> Exercise instructions
Starting at the line that contains "Recreate this image" and stopping at the line that contains "import * as", return those lines exactly and nothing else. Both end lines count; pictures do not.

##### Dataset content

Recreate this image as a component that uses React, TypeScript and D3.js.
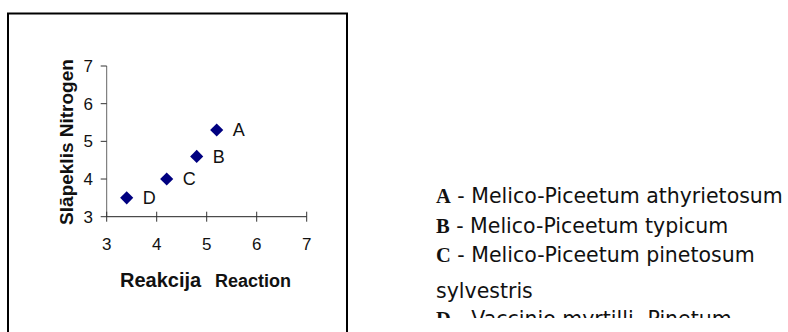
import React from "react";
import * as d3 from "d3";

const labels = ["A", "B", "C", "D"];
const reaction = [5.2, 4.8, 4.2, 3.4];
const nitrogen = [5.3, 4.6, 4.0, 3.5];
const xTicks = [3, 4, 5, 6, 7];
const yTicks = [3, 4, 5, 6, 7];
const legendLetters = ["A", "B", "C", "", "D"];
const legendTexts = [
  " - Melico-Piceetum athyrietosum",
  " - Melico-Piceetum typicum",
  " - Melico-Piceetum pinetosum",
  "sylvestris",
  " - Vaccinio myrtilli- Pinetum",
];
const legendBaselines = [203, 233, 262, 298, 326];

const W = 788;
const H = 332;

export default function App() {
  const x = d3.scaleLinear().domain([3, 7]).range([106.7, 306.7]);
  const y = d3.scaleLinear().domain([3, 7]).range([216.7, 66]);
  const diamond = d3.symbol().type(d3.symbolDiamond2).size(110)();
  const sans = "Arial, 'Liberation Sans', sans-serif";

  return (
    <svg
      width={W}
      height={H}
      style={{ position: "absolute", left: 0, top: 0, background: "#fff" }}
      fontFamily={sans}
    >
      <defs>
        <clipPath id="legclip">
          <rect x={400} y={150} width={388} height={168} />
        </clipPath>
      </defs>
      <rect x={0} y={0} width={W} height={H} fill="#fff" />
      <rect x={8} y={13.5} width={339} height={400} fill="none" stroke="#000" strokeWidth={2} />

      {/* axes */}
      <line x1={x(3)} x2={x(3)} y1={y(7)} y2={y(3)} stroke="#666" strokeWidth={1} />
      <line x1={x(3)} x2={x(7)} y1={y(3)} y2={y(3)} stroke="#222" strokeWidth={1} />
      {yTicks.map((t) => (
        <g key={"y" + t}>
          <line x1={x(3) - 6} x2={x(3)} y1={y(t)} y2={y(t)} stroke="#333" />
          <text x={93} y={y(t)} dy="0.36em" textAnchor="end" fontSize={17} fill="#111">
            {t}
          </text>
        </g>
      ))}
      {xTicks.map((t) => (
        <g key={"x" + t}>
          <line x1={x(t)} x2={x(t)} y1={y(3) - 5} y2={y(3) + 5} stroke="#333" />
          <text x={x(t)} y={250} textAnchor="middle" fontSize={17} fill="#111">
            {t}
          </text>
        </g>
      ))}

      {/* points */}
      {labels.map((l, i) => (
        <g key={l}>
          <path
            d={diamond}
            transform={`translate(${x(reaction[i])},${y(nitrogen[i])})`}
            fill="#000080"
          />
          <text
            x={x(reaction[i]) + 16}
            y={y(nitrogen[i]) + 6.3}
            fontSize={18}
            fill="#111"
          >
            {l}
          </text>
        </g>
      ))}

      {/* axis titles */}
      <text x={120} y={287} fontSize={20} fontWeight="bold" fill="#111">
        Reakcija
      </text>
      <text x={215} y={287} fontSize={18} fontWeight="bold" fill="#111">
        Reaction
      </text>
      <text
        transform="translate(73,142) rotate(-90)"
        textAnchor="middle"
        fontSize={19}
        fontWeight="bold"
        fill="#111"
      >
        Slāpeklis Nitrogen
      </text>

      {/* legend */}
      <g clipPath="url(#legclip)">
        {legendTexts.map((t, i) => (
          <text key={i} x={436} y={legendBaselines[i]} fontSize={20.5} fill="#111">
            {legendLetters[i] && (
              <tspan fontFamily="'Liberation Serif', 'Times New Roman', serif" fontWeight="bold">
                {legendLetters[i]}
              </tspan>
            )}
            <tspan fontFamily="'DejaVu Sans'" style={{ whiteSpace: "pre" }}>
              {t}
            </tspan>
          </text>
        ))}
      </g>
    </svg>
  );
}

##########
##### Dataset content

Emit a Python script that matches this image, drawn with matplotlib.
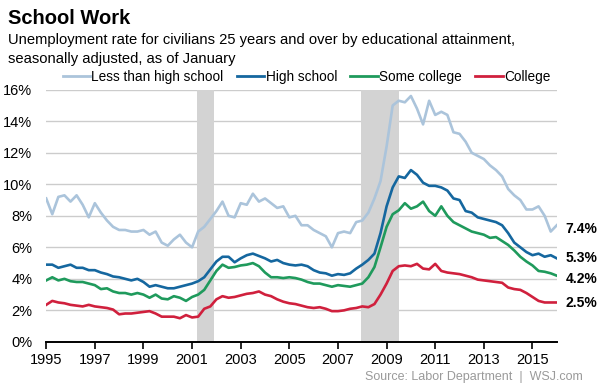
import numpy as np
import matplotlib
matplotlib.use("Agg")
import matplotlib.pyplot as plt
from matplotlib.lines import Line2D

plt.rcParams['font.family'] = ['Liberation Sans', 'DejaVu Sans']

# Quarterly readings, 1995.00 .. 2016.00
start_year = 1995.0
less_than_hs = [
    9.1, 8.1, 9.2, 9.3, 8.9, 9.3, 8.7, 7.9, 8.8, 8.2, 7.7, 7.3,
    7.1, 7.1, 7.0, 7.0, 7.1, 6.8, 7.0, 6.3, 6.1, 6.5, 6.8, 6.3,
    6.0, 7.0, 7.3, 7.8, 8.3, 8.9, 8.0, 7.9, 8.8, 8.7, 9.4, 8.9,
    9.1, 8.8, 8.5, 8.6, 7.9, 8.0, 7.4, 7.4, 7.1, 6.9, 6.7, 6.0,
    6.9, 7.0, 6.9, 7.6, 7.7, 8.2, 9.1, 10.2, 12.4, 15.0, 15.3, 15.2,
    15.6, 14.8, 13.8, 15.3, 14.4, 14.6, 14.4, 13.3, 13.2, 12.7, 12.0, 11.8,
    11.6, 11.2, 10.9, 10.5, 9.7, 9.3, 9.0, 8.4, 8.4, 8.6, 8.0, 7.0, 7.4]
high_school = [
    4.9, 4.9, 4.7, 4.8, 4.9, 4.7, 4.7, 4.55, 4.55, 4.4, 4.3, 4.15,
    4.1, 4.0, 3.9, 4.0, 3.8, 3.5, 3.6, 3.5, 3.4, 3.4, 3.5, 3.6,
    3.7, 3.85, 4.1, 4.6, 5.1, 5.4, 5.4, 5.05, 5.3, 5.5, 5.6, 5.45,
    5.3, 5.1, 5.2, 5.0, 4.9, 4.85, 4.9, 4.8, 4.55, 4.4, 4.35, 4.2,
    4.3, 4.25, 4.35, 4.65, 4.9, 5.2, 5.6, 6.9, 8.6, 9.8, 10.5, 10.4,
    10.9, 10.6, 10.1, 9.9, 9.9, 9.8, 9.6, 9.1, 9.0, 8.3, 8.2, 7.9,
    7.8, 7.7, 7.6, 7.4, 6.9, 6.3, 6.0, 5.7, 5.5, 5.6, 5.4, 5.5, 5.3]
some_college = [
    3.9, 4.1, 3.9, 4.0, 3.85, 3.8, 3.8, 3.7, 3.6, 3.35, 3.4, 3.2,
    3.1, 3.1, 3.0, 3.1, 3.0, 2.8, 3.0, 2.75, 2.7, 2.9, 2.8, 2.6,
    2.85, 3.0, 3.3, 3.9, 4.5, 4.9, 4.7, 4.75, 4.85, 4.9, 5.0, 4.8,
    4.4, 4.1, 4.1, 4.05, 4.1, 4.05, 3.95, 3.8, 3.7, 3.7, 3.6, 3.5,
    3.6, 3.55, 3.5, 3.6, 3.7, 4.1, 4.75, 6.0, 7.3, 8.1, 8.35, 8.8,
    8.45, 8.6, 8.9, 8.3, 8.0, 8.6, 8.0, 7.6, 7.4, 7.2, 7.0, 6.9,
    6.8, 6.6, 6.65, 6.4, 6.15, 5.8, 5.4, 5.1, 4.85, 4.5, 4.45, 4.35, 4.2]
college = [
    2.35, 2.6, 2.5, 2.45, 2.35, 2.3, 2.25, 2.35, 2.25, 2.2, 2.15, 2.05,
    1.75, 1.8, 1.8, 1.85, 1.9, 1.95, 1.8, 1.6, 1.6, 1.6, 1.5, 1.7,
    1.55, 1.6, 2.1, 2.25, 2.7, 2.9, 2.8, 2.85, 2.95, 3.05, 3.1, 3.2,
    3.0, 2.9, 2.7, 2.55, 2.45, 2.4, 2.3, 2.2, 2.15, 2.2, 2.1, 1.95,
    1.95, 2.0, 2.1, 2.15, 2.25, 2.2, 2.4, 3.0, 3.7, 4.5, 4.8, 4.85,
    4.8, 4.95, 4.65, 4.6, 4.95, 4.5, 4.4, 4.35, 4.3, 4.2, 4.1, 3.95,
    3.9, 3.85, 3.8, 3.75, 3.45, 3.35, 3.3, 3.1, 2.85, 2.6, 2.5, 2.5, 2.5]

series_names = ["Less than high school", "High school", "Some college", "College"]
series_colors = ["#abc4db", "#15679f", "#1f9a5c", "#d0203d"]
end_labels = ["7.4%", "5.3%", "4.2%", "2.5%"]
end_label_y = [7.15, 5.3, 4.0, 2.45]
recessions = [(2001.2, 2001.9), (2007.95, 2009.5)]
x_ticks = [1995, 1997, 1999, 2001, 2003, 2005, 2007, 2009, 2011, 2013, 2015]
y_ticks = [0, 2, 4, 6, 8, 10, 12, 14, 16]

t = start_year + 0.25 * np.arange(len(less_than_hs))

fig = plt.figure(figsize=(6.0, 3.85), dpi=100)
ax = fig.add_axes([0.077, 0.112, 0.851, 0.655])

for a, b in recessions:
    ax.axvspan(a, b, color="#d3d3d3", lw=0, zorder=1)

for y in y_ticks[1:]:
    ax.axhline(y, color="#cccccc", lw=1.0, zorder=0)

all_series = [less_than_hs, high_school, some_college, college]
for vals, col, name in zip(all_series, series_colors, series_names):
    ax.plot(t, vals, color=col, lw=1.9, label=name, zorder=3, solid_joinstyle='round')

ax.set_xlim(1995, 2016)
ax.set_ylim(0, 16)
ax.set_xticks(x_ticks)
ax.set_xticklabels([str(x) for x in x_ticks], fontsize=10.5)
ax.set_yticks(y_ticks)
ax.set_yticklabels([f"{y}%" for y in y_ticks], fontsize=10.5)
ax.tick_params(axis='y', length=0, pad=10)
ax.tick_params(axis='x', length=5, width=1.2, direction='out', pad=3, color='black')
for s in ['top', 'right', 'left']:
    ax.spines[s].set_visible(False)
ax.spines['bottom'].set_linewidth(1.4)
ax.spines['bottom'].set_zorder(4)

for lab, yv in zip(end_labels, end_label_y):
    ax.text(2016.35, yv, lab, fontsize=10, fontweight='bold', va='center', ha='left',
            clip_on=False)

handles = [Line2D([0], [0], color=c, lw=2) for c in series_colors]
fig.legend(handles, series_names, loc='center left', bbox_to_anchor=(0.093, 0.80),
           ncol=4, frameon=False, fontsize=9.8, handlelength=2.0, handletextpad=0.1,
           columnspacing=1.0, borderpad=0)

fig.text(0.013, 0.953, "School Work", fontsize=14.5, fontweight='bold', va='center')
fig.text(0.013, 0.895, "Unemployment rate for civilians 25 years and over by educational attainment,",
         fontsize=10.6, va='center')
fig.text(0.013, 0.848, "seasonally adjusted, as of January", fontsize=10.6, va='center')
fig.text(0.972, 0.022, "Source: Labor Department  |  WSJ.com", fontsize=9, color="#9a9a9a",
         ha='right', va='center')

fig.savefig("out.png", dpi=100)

##########

> Completed exercise
Recreate this image as a component that uses React, TypeScript and D3.js.
import React from "react";
import * as d3 from "d3";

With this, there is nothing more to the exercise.